--- START OF Supplied information ---

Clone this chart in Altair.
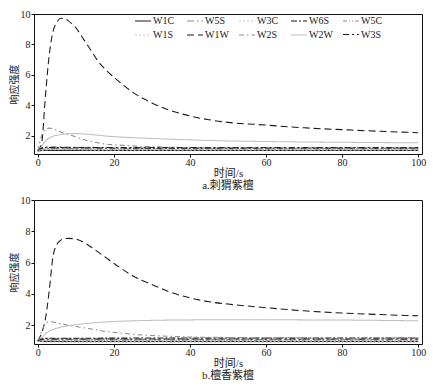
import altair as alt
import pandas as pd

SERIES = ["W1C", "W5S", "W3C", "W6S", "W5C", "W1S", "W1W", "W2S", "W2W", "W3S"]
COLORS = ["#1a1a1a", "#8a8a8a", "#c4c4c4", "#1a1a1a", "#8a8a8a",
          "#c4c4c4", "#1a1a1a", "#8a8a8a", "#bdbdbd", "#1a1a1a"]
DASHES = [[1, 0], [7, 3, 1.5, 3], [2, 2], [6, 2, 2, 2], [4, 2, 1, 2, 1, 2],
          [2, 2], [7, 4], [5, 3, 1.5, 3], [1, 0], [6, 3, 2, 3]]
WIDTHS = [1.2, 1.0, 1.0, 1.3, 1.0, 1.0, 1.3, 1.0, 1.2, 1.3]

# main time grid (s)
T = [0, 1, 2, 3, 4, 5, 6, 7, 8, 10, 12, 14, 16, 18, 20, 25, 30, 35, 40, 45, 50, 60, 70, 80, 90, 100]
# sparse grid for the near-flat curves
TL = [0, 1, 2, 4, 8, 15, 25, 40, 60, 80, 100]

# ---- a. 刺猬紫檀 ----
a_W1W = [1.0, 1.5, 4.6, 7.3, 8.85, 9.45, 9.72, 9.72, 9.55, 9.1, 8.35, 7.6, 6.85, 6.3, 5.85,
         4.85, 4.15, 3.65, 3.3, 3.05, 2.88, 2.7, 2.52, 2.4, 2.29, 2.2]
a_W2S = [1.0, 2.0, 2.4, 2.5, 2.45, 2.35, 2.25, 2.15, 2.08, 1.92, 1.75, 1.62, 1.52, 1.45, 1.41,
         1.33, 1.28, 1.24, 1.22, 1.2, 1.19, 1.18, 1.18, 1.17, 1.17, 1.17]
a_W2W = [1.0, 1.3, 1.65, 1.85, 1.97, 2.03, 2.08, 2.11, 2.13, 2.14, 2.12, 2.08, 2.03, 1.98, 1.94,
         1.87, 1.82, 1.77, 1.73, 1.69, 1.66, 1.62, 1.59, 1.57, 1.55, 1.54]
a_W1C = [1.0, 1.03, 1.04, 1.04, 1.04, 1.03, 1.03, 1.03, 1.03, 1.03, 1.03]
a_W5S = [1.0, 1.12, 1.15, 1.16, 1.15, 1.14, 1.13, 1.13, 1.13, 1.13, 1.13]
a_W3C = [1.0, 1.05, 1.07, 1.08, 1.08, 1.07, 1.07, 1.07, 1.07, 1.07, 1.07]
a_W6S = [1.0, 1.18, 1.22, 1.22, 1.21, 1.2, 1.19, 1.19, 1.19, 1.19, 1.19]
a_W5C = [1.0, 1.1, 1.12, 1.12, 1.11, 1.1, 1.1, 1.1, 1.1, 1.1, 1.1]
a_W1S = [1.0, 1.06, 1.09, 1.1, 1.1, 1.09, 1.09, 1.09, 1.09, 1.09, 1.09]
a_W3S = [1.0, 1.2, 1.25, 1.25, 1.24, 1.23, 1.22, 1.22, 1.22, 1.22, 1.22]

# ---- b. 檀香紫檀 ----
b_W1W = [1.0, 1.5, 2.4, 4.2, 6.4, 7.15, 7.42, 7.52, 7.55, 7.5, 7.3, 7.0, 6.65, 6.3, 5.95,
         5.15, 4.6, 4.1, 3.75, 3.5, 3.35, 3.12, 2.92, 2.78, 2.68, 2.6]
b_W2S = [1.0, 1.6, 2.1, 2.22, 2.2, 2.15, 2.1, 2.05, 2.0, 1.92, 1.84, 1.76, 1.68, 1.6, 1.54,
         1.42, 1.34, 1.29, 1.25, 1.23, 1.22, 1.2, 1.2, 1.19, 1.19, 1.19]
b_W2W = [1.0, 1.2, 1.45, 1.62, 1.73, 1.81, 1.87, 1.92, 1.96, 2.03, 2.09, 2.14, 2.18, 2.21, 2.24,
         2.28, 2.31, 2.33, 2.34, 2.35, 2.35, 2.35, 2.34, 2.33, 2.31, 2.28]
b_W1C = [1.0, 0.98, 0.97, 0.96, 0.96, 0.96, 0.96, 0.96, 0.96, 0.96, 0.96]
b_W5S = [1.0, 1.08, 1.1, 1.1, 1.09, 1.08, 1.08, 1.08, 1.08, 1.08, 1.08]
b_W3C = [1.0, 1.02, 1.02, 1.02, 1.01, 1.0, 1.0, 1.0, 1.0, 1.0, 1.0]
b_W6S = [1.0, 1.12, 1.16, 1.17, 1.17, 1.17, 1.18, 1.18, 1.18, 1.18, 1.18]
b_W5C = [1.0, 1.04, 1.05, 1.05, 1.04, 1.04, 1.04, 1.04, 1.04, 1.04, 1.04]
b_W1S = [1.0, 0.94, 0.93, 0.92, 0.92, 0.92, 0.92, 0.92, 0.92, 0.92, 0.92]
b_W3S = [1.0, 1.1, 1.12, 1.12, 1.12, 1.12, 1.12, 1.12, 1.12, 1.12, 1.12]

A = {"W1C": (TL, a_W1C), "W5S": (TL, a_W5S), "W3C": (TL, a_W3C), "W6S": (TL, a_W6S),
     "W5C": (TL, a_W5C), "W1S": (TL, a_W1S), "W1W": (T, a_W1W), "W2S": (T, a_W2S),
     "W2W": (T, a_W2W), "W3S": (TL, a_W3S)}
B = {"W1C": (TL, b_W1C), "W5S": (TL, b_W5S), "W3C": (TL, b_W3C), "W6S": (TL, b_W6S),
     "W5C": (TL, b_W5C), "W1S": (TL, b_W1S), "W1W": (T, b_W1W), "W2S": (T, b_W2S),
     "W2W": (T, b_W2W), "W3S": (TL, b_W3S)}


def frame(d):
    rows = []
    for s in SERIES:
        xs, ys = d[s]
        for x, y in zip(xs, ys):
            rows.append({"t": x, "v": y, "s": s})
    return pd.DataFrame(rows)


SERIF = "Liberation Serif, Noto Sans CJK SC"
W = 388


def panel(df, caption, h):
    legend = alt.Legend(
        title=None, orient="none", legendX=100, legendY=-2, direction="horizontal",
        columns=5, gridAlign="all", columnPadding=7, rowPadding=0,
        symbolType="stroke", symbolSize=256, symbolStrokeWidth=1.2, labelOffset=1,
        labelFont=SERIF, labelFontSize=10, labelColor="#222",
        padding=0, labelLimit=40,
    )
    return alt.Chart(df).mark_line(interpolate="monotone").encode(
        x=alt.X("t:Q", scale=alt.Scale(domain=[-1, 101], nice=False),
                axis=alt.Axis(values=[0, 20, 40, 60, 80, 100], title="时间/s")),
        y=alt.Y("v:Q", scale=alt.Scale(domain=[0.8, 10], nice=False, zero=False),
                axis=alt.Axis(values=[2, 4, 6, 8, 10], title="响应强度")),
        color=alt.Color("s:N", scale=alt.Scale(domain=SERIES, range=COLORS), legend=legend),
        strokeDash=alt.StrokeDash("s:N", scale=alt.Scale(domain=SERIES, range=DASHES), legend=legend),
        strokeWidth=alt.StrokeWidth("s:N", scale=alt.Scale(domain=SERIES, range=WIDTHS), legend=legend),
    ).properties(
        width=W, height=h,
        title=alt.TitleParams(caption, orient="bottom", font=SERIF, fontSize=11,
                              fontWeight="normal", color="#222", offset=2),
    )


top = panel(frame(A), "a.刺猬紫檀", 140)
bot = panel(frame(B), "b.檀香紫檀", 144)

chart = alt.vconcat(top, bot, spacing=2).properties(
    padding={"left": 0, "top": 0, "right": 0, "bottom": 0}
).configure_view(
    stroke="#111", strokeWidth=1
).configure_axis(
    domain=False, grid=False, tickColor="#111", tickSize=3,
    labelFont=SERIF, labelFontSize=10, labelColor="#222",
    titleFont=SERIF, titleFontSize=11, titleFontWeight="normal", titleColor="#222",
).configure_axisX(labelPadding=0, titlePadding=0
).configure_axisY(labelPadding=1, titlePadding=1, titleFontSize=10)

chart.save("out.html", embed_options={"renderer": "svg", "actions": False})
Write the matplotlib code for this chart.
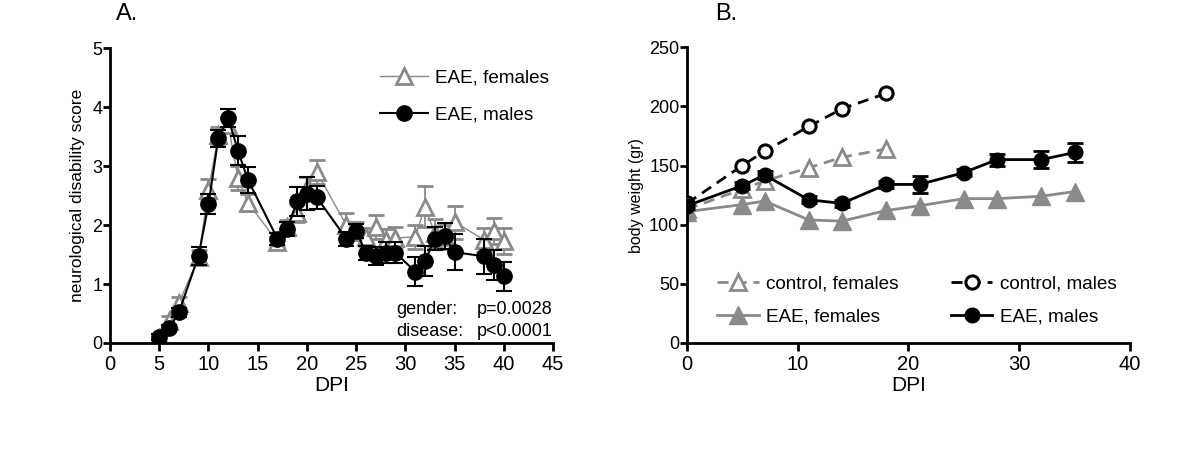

--- END OF Supplied information ---

## What this task involves
Set down word for word the lines from the first entry through the line with "import pandas as pd", both included, omitting pictures.

## Answer to the problem
Clone this chart in Altair.
import altair as alt
import pandas as pd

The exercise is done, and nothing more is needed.